_Data block:_
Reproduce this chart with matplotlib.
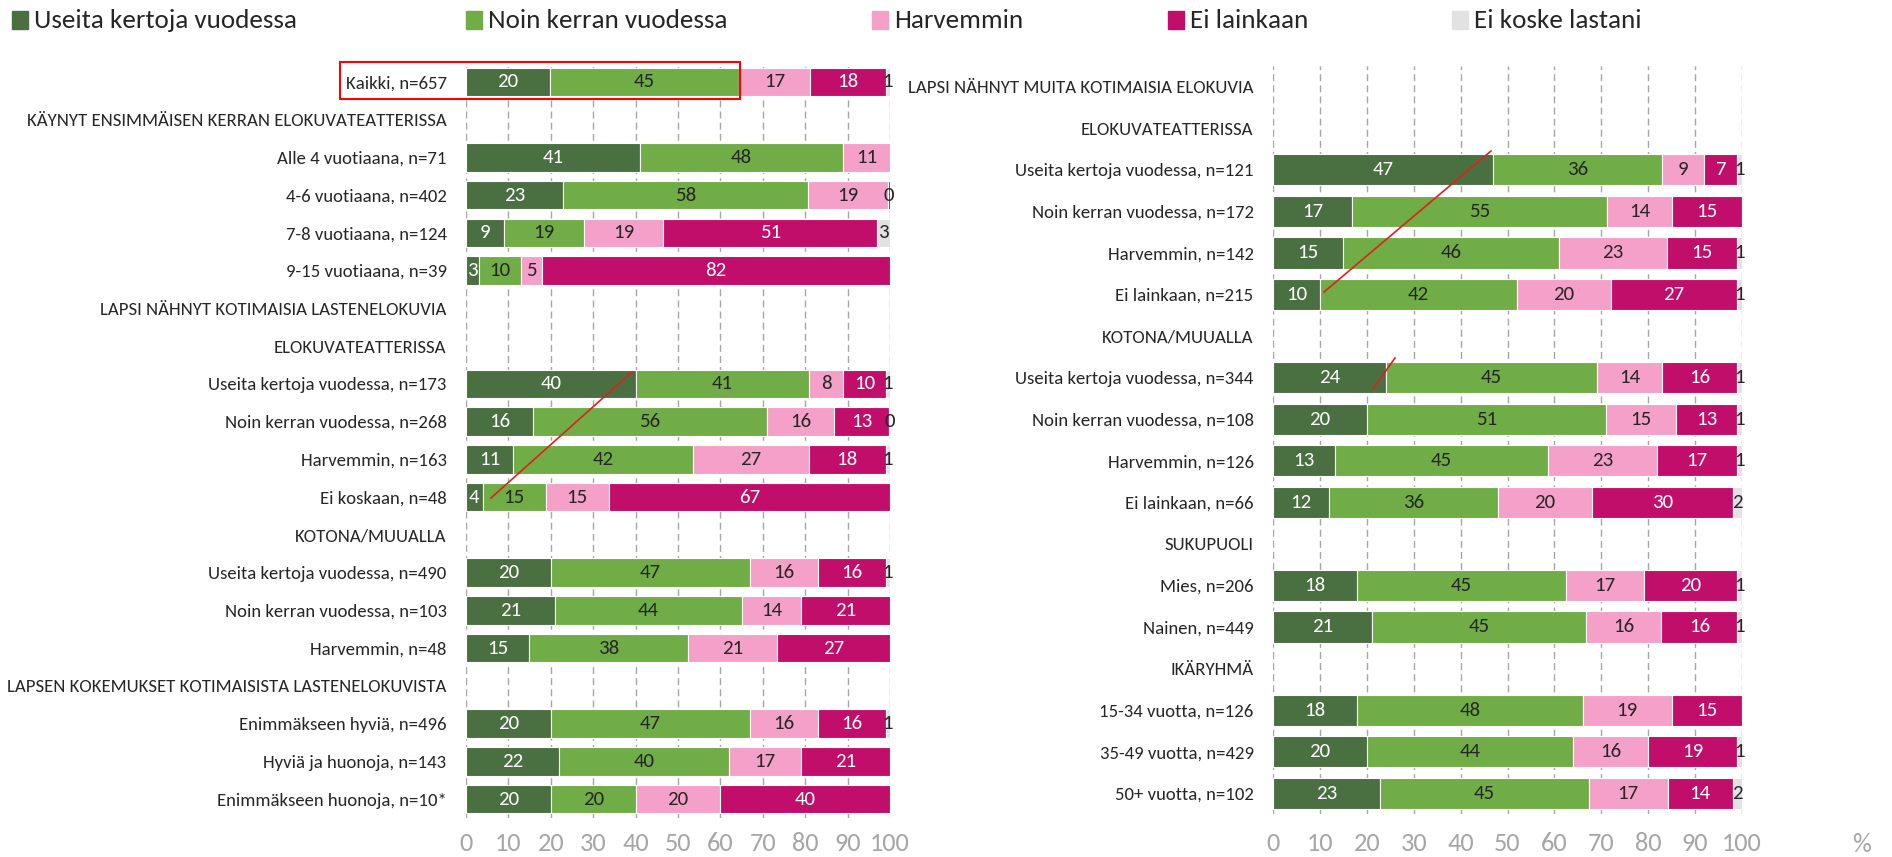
import matplotlib
matplotlib.use("Agg")
import matplotlib.pyplot as plt
from matplotlib.patches import Rectangle
from matplotlib.lines import Line2D

plt.rcParams['font.family'] = ['Carlito', 'DejaVu Sans']

series = ["Useita kertoja vuodessa", "Noin kerran vuodessa", "Harvemmin", "Ei lainkaan", "Ei koske lastani"]
colors = ["#4A7041", "#70AD47", "#F4A0C8", "#C20E6B", "#E2E2E2"]
text_colors = ["white", "#262626", "#262626", "white", "#262626"]

# Left panel (None = header row)
left_labels = [
    "Kaikki, n=657",
    "KÄYNYT ENSIMMÄISEN KERRAN ELOKUVATEATTERISSA",
    "Alle 4 vuotiaana, n=71",
    "4-6 vuotiaana, n=402",
    "7-8 vuotiaana, n=124",
    "9-15 vuotiaana, n=39",
    "LAPSI NÄHNYT KOTIMAISIA LASTENELOKUVIA",
    "ELOKUVATEATTERISSA",
    "Useita kertoja vuodessa, n=173",
    "Noin kerran vuodessa, n=268",
    "Harvemmin, n=163",
    "Ei koskaan, n=48",
    "KOTONA/MUUALLA",
    "Useita kertoja vuodessa, n=490",
    "Noin kerran vuodessa, n=103",
    "Harvemmin, n=48",
    "LAPSEN KOKEMUKSET KOTIMAISISTA LASTENELOKUVISTA",
    "Enimmäkseen hyviä, n=496",
    "Hyviä ja huonoja, n=143",
    "Enimmäkseen huonoja, n=10*",
]
left_values = [
    [20, 45, 17, 18, 1],
    None,
    [41, 48, 11, 0, 0],
    [23, 58, 19, 0.4, 0],
    [9, 19, 19, 51, 3],
    [3, 10, 5, 82, 0],
    None,
    None,
    [40, 41, 8, 10, 1],
    [16, 56, 16, 13, 0.3],
    [11, 42, 27, 18, 1],
    [4, 15, 15, 67, 0],
    None,
    [20, 47, 16, 16, 1],
    [21, 44, 14, 21, 0],
    [15, 38, 21, 27, 0],
    None,
    [20, 47, 16, 16, 1],
    [22, 40, 17, 21, 0],
    [20, 20, 20, 40, 0],
]

right_labels = [
    "LAPSI NÄHNYT MUITA KOTIMAISIA ELOKUVIA",
    "ELOKUVATEATTERISSA",
    "Useita kertoja vuodessa, n=121",
    "Noin kerran vuodessa, n=172",
    "Harvemmin, n=142",
    "Ei lainkaan, n=215",
    "KOTONA/MUUALLA",
    "Useita kertoja vuodessa, n=344",
    "Noin kerran vuodessa, n=108",
    "Harvemmin, n=126",
    "Ei lainkaan, n=66",
    "SUKUPUOLI",
    "Mies, n=206",
    "Nainen, n=449",
    "IKÄRYHMÄ",
    "15-34 vuotta, n=126",
    "35-49 vuotta, n=429",
    "50+ vuotta, n=102",
]
right_values = [
    None,
    None,
    [47, 36, 9, 7, 1],
    [17, 55, 14, 15, 0],
    [15, 46, 23, 15, 1],
    [10, 42, 20, 27, 1],
    None,
    [24, 45, 14, 16, 1],
    [20, 51, 15, 13, 1],
    [13, 45, 23, 17, 1],
    [12, 36, 20, 30, 2],
    None,
    [18, 45, 17, 20, 1],
    [21, 45, 16, 16, 1],
    None,
    [18, 48, 19, 15, 0],
    [20, 44, 16, 19, 1],
    [23, 45, 17, 14, 2],
]

xticks = [0, 10, 20, 30, 40, 50, 60, 70, 80, 90, 100]

W, H = 1892, 857
fig = plt.figure(figsize=(W / 100, H / 100), dpi=100)

def px_axes(x0, x1, ytop, ybot):
    return fig.add_axes([x0 / W, 1 - ybot / H, (x1 - x0) / W, (ybot - ytop) / H])

def draw_panel(ax, labels, values, pad):
    n = len(labels)
    for i, vals in enumerate(values):
        if vals is None:
            continue
        tot = sum(vals)
        left = 0.0
        for k, v in enumerate(vals):
            w = v / tot * 100
            if v > 0:
                ax.barh(i, w, left=left, height=0.75, color=colors[k],
                        edgecolor="white", linewidth=0.8, zorder=3)
                tc = text_colors[k] if v >= 1 else "#262626"
                ax.text(left + w / 2, i, f"{v:.0f}", ha="center", va="center",
                        color=tc, fontsize=15, zorder=4)
            left += w
    ax.set_xlim(0, 100)
    ax.set_ylim(n - 0.5, -0.5)
    ax.set_yticks(range(n))
    ax.set_yticklabels(labels, fontsize=13.5, color="#262626")
    ax.set_xticks(xticks)
    ax.set_xticklabels([str(t) for t in xticks], fontsize=19, color="#A6A6A6")
    ax.tick_params(axis="y", length=0, pad=14)
    ax.tick_params(axis="x", length=0, pad=pad)
    for s in ax.spines.values():
        s.set_visible(False)
    ax.grid(axis="x", color="#A6A6A6", linestyle=(0, (5, 3)), linewidth=1, zorder=0)
    ax.set_axisbelow(True)

axL = px_axes(466, 890, 63, 818)
draw_panel(axL, left_labels, left_values, 10)
axR = px_axes(1273, 1742, 66, 814)
draw_panel(axR, right_labels, right_values, 13)

fig.text(1862 / W, 1 - 845 / H, "%", fontsize=19, color="#A6A6A6", ha="center", va="center")

# Legend
leg_x = [12, 466, 872, 1168, 1452]
for xs, name, c in zip(leg_x, series, colors):
    fig.patches.append(Rectangle((xs / W, 1 - 29 / H), 16 / W, 18 / H,
                                 transform=fig.transFigure, color=c, figure=fig))
    fig.text((xs + 22) / W, 1 - 20 / H, name, fontsize=19.5, color="#262626",
             ha="left", va="center")

# Red annotations
fig.patches.append(Rectangle((340 / W, 1 - 99 / H), 400 / W, 37 / H, transform=fig.transFigure,
                             fill=False, edgecolor="#FF0000", linewidth=1.5, figure=fig))
for (xa, ya, xb, yb) in [(491, 498, 632, 372), (1324, 292, 1491, 151), (1373, 389, 1395, 358)]:
    fig.lines.append(Line2D([xa / W, xb / W], [1 - ya / H, 1 - yb / H], transform=fig.transFigure,
                            color="#E0201E", linewidth=1.2, figure=fig, zorder=10))

fig.savefig("out.png", dpi=100)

_Given exercise:_
Begin at the first line of the data above and repeat each line exactly, stopping after the line containing "plt.rcParams['font.family'] = ['Carlito', 'DejaVu". Omit the pictures.

_Reply:_
Reproduce this chart with matplotlib.
import matplotlib
matplotlib.use("Agg")
import matplotlib.pyplot as plt
from matplotlib.patches import Rectangle
from matplotlib.lines import Line2D

plt.rcParams['font.family'] = ['Carlito', 'DejaVu Sans']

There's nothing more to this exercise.